At this point it becomes important to understand the true meaning of 'heatsink', as well as the difference between 'heat' and 'temperature'. In common usage, the terms 'heat' and 'temperature' are used pretty interchangeably. That's all well and good, I even do it myself (though probably less than other people do). But when you want to design heatsinks, it's really important to understand the difference.
Imagine you are blowing up a balloon. If you have a constant flow of air into the balloon, and no exit, what happens? The pressure in the balloon continues to rise, and eventually the balloon exceeds its maximum pressure, and it bursts.

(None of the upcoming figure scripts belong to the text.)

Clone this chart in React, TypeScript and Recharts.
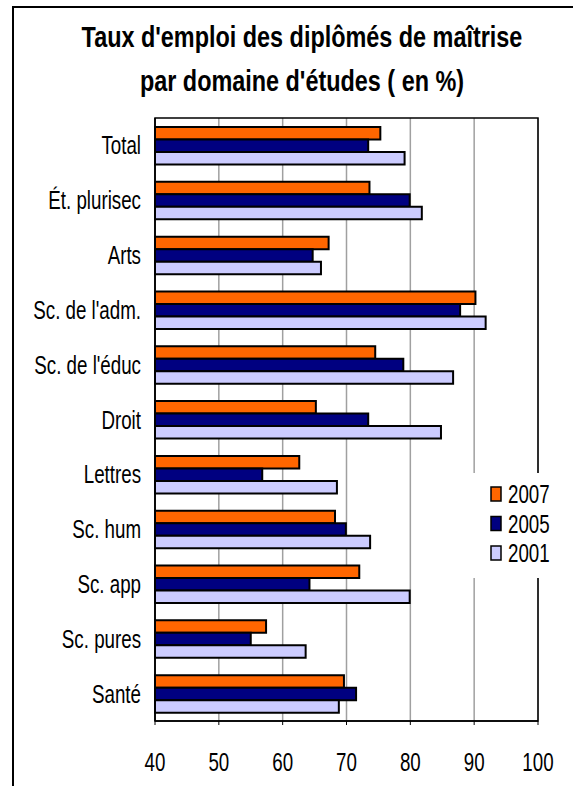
import { Bar, BarChart, CartesianGrid, Legend, ReferenceArea, XAxis, YAxis } from "recharts";

const categories = [
  "Total",
  "Ét. plurisec",
  "Arts",
  "Sc. de l'adm.",
  "Sc. de l'éduc",
  "Droit",
  "Lettres",
  "Sc. hum",
  "Sc. app",
  "Sc. pures",
  "Santé",
];

const values2007 = [75.3, 73.6, 67.2, 90.2, 74.5, 65.2, 62.6, 68.2, 72.0, 57.4, 69.6];
const values2005 = [73.4, 79.9, 64.7, 87.8, 78.9, 73.4, 56.8, 69.9, 64.2, 55.0, 71.5];
const values2001 = [79.1, 81.8, 66.0, 91.8, 86.7, 84.8, 68.5, 73.7, 79.9, 63.6, 68.8];

const xTicks = [40, 50, 60, 70, 80, 90, 100];

const series = [
  { key: "y2007", name: "2007", color: "#FF6600" },
  { key: "y2005", name: "2005", color: "#000080" },
  { key: "y2001", name: "2001", color: "#CCCCFF" },
];

const data = categories.map((name, i) => ({
  name,
  y2007: values2007[i],
  y2005: values2005[i],
  y2001: values2001[i],
}));

// no narrow font installed, so squeeze Liberation Sans horizontally
const FONT = "'Liberation Sans', Arial, sans-serif";
const SQUEEZE = 0.75;

function YTick(props: any) {
  const { x, y, payload } = props;
  return (
    <g transform={`translate(${x},${y}) scale(${SQUEEZE},1)`}>
      <text x={0} y={0} dy="0.36em" textAnchor="end" fill="#000" fontSize={25} fontFamily={FONT}>
        {payload.value}
      </text>
    </g>
  );
}

function XTick(props: any) {
  const { x, y, payload } = props;
  return (
    <g transform={`translate(${x},${y}) scale(${SQUEEZE},1)`}>
      <text x={0} y={0} dy="0.71em" textAnchor="middle" fill="#000" fontSize={25} fontFamily={FONT}>
        {payload.value}
      </text>
    </g>
  );
}

function LegendBox() {
  return (
    <svg width={105} height={105}>
      {series.map((s, i) => {
        const cy = 21 + i * 29.5;
        return (
          <g key={s.key}>
            <rect x={23} y={cy - 7} width={10} height={14} fill={s.color} stroke="#000" strokeWidth={1.5} />
            <g transform={`translate(40,${cy}) scale(${SQUEEZE},1)`}>
              <text x={0} y={0} dy="0.36em" fontSize={25} fontFamily={FONT} fill="#000">
                {s.name}
              </text>
            </g>
          </g>
        );
      })}
    </svg>
  );
}

const titleStyle = {
  position: "absolute" as const,
  left: 0,
  width: 604,
  textAlign: "center" as const,
  fontFamily: FONT,
  fontWeight: "bold" as const,
  fontSize: 30,
  lineHeight: "30px",
  whiteSpace: "nowrap" as const,
  transform: "scaleX(0.78)",
  transformOrigin: "302px 50%",
};

export default function App() {
  return (
    <div
      style={{
        position: "absolute",
        left: 0,
        top: 0,
        width: 573,
        height: 786,
        overflow: "hidden",
        background: "#fff",
      }}
    >
      <div
        style={{
          position: "absolute",
          left: 12,
          top: 6,
          width: 620,
          height: 820,
          borderLeft: "2px solid #000",
          borderTop: "2px solid #000",
        }}
      />
      <div style={{ ...titleStyle, top: 22 }}>Taux d'emploi des diplômés de maîtrise</div>
      <div style={{ ...titleStyle, top: 66 }}>par domaine d'études ( en %)</div>
      <div style={{ position: "absolute", left: 0, top: 0 }}>
        <BarChart
          width={573}
          height={786}
          data={data}
          layout="vertical"
          margin={{ top: 118, right: 35, bottom: 15, left: 10 }}
          barSize={12.5}
          barGap={0}
        >
          <CartesianGrid horizontal={false} stroke="#a0a0a0" strokeWidth={1.5} />
          <XAxis
            type="number"
            domain={[40, 100]}
            ticks={xTicks}
            height={50}
            stroke="#000"
            tickSize={4}
            tickMargin={28}
            tick={<XTick />}
            axisLine={{ stroke: "#000", strokeWidth: 1.5 }}
          />
          <YAxis
            type="category"
            dataKey="name"
            width={145}
            tickLine={false}
            tickSize={6}
            tickMargin={8}
            tick={<YTick />}
            axisLine={{ stroke: "#000", strokeWidth: 1.5 }}
          />
          <ReferenceArea x1={40} x2={100} fill="none" stroke="#000" strokeWidth={1.5} fillOpacity={0} ifOverflow="visible" />
          {series.map((s) => (
            <Bar
              key={s.key}
              dataKey={s.key}
              name={s.name}
              fill={s.color}
              stroke="#000"
              strokeWidth={2}
              isAnimationActive={false}
            />
          ))}
          <Legend
            layout="vertical"
            align="center"
            verticalAlign="middle"
            content={<LegendBox />}
            wrapperStyle={{
              position: "absolute",
              left: 468,
              top: 473,
              width: 105,
              height: 105,
              background: "#fff",
            }}
          />
        </BarChart>
      </div>
    </div>
  );
}
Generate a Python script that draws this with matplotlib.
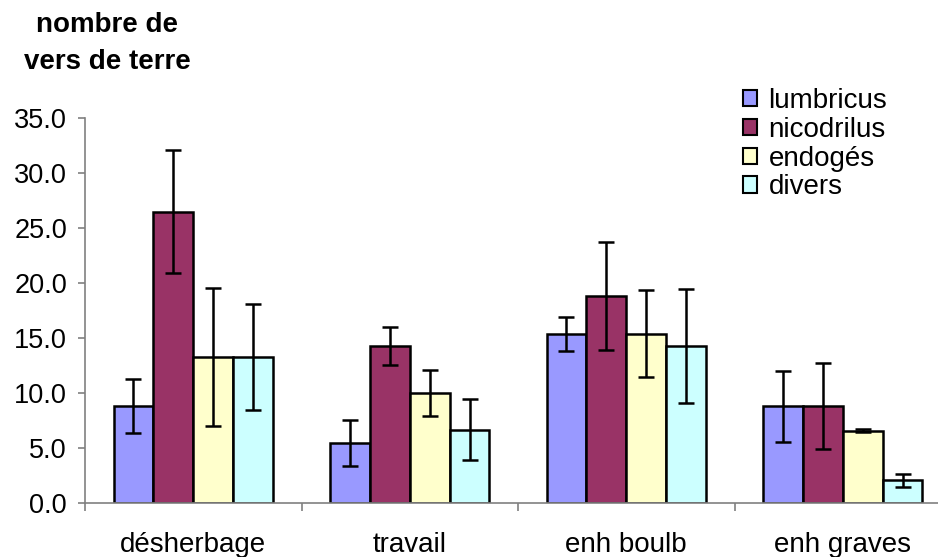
import matplotlib
matplotlib.use("Agg")
import matplotlib.pyplot as plt
import numpy as np
from matplotlib.ticker import FormatStrFormatter, FixedLocator, NullFormatter
from matplotlib.patches import Patch

categories = ["désherbage", "travail", "enh boulb", "enh graves"]
series = ["lumbricus", "nicodrilus", "endogés", "divers"]
lumbricus = [8.8, 5.5, 15.4, 8.8]
nicodrilus = [26.5, 14.3, 18.8, 8.8]
endoges = [13.3, 10.0, 15.4, 6.6]
divers = [13.3, 6.7, 14.3, 2.1]
err_lumbricus = [2.45, 2.1, 1.55, 3.2]
err_nicodrilus = [5.6, 1.7, 4.9, 3.9]
err_endoges = [6.3, 2.1, 3.95, 0.15]
err_divers = [4.8, 2.75, 5.2, 0.6]
colors = ["#9999FF", "#993366", "#FFFFCC", "#CCFFFF"]
yticks = [0, 5, 10, 15, 20, 25, 30, 35]

values = [lumbricus, nicodrilus, endoges, divers]
errors = [err_lumbricus, err_nicodrilus, err_endoges, err_divers]

plt.rcParams['font.family'] = ['Liberation Sans', 'DejaVu Sans']

W, H = 938, 557
fig = plt.figure(figsize=(W / 100, H / 100), dpi=100)
left_px, right_px = 85, 938
y0_px, y35_px = 503.3, 118.0
ax = fig.add_axes([left_px / W, 1 - y0_px / H, (right_px - left_px) / W, (y0_px - y35_px) / H])

spacing_px = 216.5
x = np.arange(len(categories))
bw = 0.184
for i, (vals, errs) in enumerate(zip(values, errors)):
    ax.bar(x + (i - 1.5) * bw, vals, width=bw, color=colors[i], edgecolor="black",
           linewidth=1.8, yerr=errs, capsize=6,
           error_kw=dict(elinewidth=1.8, capthick=1.8, ecolor="black"), zorder=2)

ax.set_xlim(-0.5, -0.5 + (right_px - left_px) / spacing_px)
ax.set_ylim(0, 35)
ax.set_yticks(yticks)
ax.yaxis.set_major_formatter(FormatStrFormatter("%.1f"))
ax.xaxis.set_major_locator(FixedLocator([-0.5, 0.5, 1.5, 2.5, 3.5]))
ax.xaxis.set_major_formatter(NullFormatter())
ax.xaxis.set_minor_locator(FixedLocator(list(x)))
ax.set_xticklabels(categories, minor=True)

for s in ["top", "right"]:
    ax.spines[s].set_visible(False)
for s in ["left", "bottom"]:
    ax.spines[s].set_color("#808080")
    ax.spines[s].set_linewidth(1.2)

ax.tick_params(axis="y", which="major", direction="out", length=5, width=1.2,
               color="#808080", labelsize=19.5, pad=8)
ax.tick_params(axis="x", which="major", direction="out", length=6, width=1.2, color="#808080")
ax.tick_params(axis="x", which="minor", length=0, labelsize=20, pad=21)

fig.text(107 / W, 1 - 25 / H, "nombre de", ha="center", va="center",
         fontsize=20, fontweight="bold")
fig.text(107 / W, 1 - 62 / H, "vers de terre", ha="center", va="center",
         fontsize=20, fontweight="bold")

handles = [Patch(facecolor=c, edgecolor="black", linewidth=1.5) for c in colors]
fig.legend(handles, series, loc="upper left",
           bbox_to_anchor=(743 / W, 1 - 88 / H), bbox_transform=fig.transFigure,
           frameon=False, fontsize=20, borderpad=0, borderaxespad=0,
           handlelength=0.52, handleheight=0.52, handletextpad=0.4,
           labelspacing=0.1)

fig.savefig("out.png", dpi=100)
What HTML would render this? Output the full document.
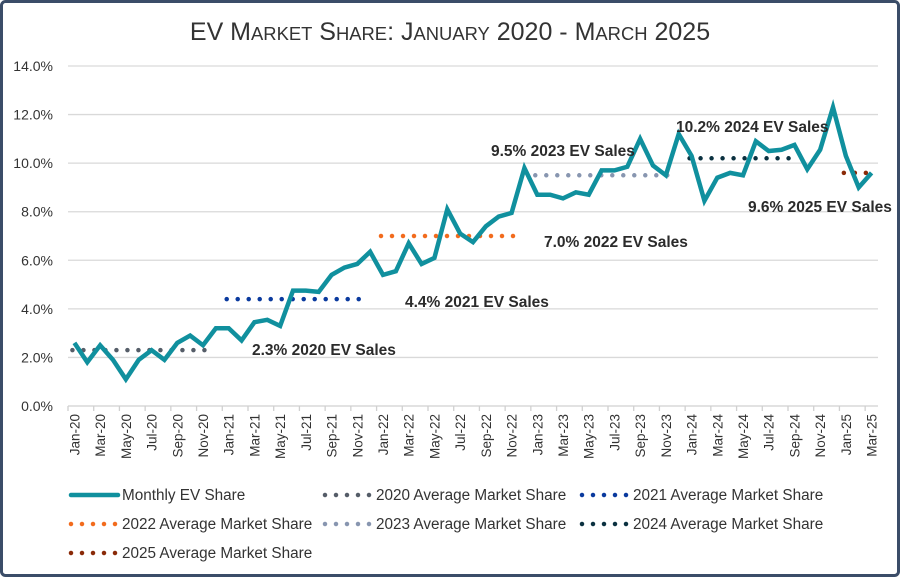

Now imagine you are pumping heat into a heatsink at a constant rate (say 2 watts of heat). If that heat can't exit the heatsink the temperature continues to rise, and eventually something fails.
Now imagine an exit orifice in the balloon. The higher the pressure in the balloon, the faster air exits the balloon. Initially, air is going in faster than it goes out, and pressure builds up. Eventually the pressure builds up to a point where the air flow out of the balloon equals the airflow in. At this point the pressure will stabilize (stay the same), as the flow in equals the flow out. This is called equilibrium.
Sorry, it's getting late and I can't make sense any more. To translate this into heat and temperature is a task that I need to take up later. Here's a teaser: airflow into the balloon is like heat into a heatsink. Pressure in the balloon is like temperature in the heatsink.
i guess that may not be just a quick question...but I really appreciate it!!